Liquescit excussa glans funda et attritu aeris velut igne distillat. (Sen. Nat. quaest. II, 57.)

    Et media adversi liquefacto tempora plumbo
    Diffidit.
(Virg., Aen., IX, 88.)
M. Heyne a dit sur ce vers: Non quasi plumbum funda emissum in aere liquefieri putarint, quod portentosum esset; set inflictum et illisum duris ossibus, etc.

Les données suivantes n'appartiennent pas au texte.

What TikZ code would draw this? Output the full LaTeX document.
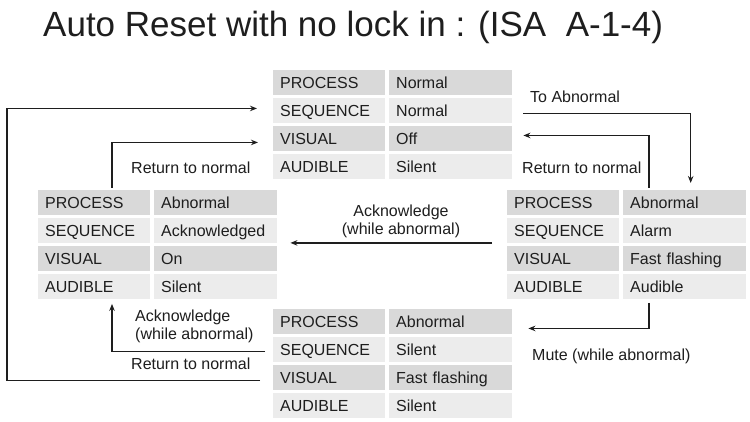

Il y aurait peu de difficulté si ce texte était unique, ou si Aristote, Sénèque, Lucrèce et Ovide même n'avaient pas parlé en physiciens.

Note VIII.

J'observe sur ce mot qu'on trouve chez les anciens Romains de véritables Rogations, dont la formule nous a été conservée.

Mars pater, te precor, quaesoque uti tu morbos visos invisosque, viduertatem, vastitudinem, calamitatem, intemperiasque prohibessis; uti tu fruges, frumenta, vineta, virgultaque gradire, beneque evenire sinas; pastores, pascuaque salva servassis. (Cato, de R. R., c. 41.)

Note IX.

On peut trouver un peu de caricature dans cette citation de mémoire, mais le sens est présenté très exactement. Voici les propres paroles de Herder. - C'est une plainte bien peu philosophique que celle de Voltaire à propos du renversement de Lisbonne, dont il se plaint à la divinité d'une manière qui est presque un blasphème. (Voyez le bon chrétien!) Ne sommes-nous pas, nous et tout ce qui nous appartient, et même notre demeure, les débiteurs de la terre et des éléments? Et si, en vertu des lois de la nature, ils nous redemandent ce qui est à eux... qu'arrivera-t-il autre chose que ce qui doit arriver en vertu des lois éternelles de la sagesse et de l'ordre? (Herders Ideen für die Philosophie der Geschichte der Menschheit, tom. I, liv. I, chap. 5.)

Note X.

Tuere nos, Domine, quaesumus,... et terram quam videmus nostris iniquitatibus trementem, superno munere firma; ut mortalium corda cognoscant et, te indignante, talia flagella prodire, et, te miserante, cessare. (Voy. le Rituel.)